Is there a way to keep the benefits of the 'configuration as code' approach that this takes whilst still maintaining distinct workflows (for extensibility purposes), perhaps via uploading a dummy artefact or etc to a well-known location on GHA or some other way of sharing state?
I'm not sure what you're asking here. But as mentioned above, I'd very much recommend splitting out things and keeping on the high-level inclusion and conditionals in the main one. If you're asking about sharing artifacts across jobs in general, that is certainly possible with the “stdlib” actions/upload-artifact and actions/download-artifacts. The workflows could refer to the same artifact names. Also, the reusable workflows can accept inputs, just like actions, so the caller could pass some “arguments” into the called workflows (think of in like calling functions, in a way).

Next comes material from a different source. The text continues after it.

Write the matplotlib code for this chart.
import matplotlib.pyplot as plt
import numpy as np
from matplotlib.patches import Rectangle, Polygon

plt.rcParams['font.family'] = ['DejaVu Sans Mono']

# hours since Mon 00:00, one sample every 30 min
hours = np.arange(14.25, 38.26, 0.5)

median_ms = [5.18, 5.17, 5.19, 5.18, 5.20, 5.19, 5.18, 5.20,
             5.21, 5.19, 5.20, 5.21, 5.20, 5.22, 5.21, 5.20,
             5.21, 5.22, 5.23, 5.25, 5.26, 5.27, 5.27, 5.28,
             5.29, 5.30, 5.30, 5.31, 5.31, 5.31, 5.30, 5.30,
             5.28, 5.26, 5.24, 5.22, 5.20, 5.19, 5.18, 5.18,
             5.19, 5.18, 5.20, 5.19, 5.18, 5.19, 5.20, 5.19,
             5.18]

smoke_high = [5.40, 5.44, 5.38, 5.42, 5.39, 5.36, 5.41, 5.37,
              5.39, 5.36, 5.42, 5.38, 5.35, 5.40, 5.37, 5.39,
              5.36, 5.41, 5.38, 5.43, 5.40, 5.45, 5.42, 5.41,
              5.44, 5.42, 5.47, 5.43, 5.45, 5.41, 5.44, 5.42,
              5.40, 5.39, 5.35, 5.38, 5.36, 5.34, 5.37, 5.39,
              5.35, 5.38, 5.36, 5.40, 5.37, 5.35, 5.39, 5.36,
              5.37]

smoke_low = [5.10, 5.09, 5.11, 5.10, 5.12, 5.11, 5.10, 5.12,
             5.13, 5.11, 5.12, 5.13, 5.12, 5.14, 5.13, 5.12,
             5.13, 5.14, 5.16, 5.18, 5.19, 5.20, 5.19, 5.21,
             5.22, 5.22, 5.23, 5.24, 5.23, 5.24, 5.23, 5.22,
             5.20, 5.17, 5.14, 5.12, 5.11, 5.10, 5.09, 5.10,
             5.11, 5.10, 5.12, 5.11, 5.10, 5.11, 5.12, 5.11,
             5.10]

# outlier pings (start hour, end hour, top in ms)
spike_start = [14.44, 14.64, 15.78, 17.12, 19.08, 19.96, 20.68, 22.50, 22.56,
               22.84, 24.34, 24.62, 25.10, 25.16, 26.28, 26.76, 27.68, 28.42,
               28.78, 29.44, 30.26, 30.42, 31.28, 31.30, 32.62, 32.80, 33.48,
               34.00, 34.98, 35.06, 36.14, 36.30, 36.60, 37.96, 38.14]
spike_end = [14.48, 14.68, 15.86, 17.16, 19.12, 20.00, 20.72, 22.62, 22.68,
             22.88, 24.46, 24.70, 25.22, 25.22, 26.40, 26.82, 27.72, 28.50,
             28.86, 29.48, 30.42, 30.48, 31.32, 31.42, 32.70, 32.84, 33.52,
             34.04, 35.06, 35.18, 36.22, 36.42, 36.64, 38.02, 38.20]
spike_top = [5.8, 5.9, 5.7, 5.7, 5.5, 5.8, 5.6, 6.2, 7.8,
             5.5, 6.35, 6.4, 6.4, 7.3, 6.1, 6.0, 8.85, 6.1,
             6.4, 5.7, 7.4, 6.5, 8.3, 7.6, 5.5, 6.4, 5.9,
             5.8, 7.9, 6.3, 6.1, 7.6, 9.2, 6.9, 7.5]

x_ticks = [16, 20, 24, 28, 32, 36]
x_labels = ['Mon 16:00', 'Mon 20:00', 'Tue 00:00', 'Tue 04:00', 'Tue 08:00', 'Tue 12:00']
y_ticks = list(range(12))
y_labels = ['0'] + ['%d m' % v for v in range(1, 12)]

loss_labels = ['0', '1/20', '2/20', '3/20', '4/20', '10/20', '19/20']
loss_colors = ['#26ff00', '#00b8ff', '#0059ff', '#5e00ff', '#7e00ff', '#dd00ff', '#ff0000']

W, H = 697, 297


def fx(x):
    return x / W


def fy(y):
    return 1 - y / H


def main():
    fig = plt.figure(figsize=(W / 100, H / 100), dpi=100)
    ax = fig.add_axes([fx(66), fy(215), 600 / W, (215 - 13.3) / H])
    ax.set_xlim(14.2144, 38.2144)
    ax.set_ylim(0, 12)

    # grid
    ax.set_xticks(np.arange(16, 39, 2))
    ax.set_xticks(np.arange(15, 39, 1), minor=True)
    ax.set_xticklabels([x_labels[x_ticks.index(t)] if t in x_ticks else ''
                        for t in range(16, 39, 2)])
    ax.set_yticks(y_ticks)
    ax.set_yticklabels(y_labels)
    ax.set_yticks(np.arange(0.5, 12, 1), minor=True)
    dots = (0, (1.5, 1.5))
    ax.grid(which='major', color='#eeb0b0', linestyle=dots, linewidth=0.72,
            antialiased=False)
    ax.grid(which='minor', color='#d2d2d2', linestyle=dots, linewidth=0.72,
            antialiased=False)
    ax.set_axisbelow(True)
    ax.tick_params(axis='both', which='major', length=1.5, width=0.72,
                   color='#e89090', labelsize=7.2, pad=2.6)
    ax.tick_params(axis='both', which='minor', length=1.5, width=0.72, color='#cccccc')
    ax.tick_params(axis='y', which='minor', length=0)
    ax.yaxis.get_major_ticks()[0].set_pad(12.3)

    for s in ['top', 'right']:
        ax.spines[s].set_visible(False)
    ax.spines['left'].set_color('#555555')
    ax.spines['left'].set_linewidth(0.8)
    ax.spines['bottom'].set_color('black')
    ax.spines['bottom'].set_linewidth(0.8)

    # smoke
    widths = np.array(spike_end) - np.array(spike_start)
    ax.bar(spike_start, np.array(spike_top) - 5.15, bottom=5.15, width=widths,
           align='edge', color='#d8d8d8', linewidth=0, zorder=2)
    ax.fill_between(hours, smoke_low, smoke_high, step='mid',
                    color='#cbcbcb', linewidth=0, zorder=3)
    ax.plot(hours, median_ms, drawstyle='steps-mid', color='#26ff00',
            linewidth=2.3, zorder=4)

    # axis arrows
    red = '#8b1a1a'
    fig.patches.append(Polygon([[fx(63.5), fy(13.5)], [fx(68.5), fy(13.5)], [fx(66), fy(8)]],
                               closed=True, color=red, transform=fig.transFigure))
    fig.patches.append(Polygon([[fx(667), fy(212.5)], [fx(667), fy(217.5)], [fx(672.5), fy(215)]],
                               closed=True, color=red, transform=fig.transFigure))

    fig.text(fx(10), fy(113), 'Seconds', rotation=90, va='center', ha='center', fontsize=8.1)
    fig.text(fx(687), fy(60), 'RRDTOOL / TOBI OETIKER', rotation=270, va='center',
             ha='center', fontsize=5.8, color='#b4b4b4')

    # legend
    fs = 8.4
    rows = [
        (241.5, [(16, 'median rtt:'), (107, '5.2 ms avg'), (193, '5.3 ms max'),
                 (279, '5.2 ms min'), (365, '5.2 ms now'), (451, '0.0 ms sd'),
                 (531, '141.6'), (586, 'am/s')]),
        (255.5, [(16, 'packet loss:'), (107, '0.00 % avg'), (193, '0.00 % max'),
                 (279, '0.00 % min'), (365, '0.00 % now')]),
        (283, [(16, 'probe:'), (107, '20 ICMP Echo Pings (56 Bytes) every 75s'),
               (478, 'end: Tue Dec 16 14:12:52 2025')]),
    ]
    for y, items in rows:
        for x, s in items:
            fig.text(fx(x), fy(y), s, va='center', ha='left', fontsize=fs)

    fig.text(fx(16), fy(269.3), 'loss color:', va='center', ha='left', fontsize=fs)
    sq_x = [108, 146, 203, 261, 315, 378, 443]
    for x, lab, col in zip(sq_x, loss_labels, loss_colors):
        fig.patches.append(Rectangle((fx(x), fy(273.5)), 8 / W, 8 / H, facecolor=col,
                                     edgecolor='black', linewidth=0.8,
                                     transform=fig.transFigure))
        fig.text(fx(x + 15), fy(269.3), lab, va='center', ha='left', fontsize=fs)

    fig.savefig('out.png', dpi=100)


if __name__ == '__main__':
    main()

@ambv I'll submit the PR shortly. In the meanwhile, I noticed a bug in the docs workflow that has existed there for a while and is being ignored almost silently — it's here https://github.com/python/cpython/actions/runs/4814439259/jobs/8572091258#step:9:3. There are two problems with that — touch
does not get any args so it produces an error output. And a multiline shell script executed without set -eEuo pipefail
that keeps running after one of the commands in the middle failed, and the final outcome is the result of the very last instruction in that script.

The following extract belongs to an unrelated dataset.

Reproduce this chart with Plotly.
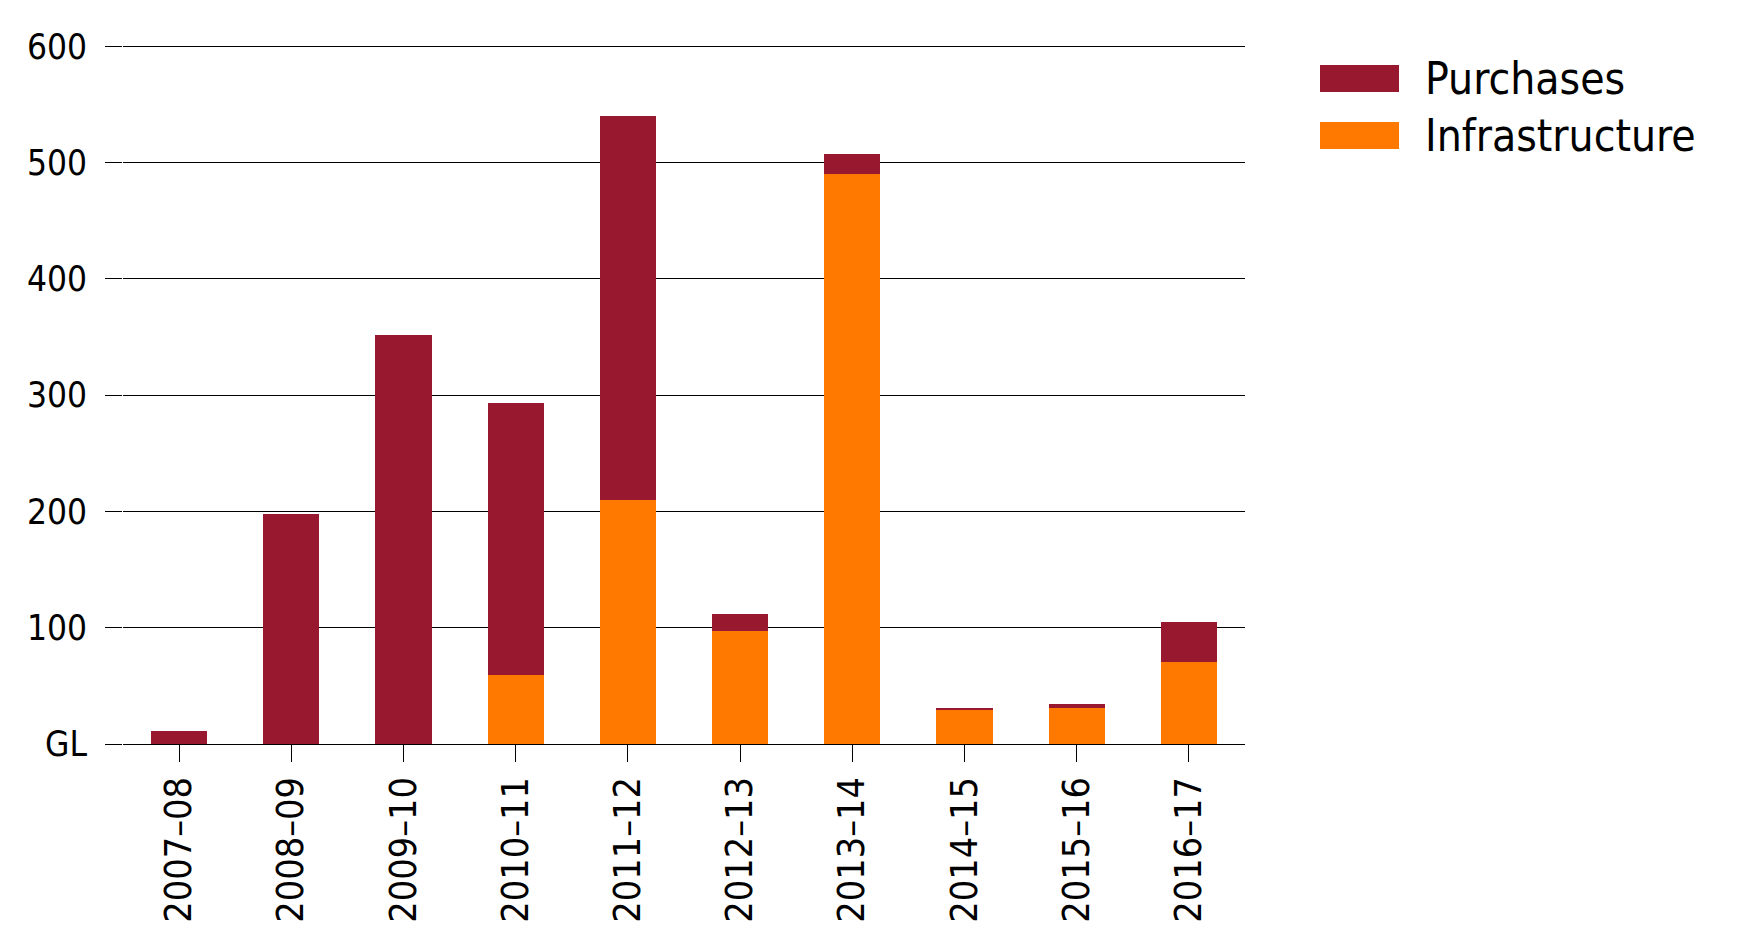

The separate PR is here: https://github.com/python/cpython/pull/103914.
Say in a hypothetical world we want to require that the verify wheels action passes on every PR -- if I'm correct this would require re-writing the action and including it within the
build.yml
file.
I realized that I didn't fully respond to this since I didn't understand what you imply. I suppose you were also curious about conditional runs/change detection. That would indeed move to the main workflow. Though, the change detection itself can be separated out too, if needed. Either as a reusable workflow or as a composite action. We can solve this elegantly when the time comes.
@ambv I'll submit the PR shortly. In the meanwhile, I noticed a bug in the docs workflow that has existed there for a while and is being ignored almost silently — it's here python/cpython/actions/runs/4814439259/jobs/8572091258#step:9:3. There are two problems with that —
touch
does not get any args so it produces an error output. And a multiline shell script executed withoutset -eEuo pipefail
that keeps running after one of the commands in the middle failed, and the final outcome is the result of the very last instruction in that script.
Hmm, in that case there's no modified docs in the PR, so nothing to touch
and rebuild. It could be nicer and skip when there are no files.
But more importantly, since this PR was opened we've refactored it to touch via a Python script instead of the touch
command, so the behaviour may have changed too. Something to check in the other PR.
Hmm, in that case there's no modified docs in the PR, so nothing to touch and rebuild. It could be nicer and skip when there are no files.
Well, the main thing I wanted to point out was that it's best to avoid multicommand shell script steps, otherwise you have to remember to include the shell mode configuration that would help avoid introducing unnoticeable shell misbehaviors. The later implies extra cognitive load, through, so I prefer the former.
But more importantly, since this PR was opened we've refactored it to touch via a Python script instead of the touch command, so the behaviour may have changed too. Something to check in the other PR.
If that's the case, it's a good thing.
@ambv @hugovk I think this is ready.
@ambv @hugovk let's see if this is ready now...
@hugovk IIRC Łukasz and I talked about merging this PR but not changing the branch protection settings for a while so the check name would start being reported in the Checks widget on old PR updates, otherwise they'll get blocked until updated.
Thanks again!
GH-107114 is a backport of this pull request to the 3.12 branch.
GH-107115 is a backport of this pull request to the 3.11 branch.
UPD: this has been backported to 3.12 and 3.11 and the branch protection changed accordingly.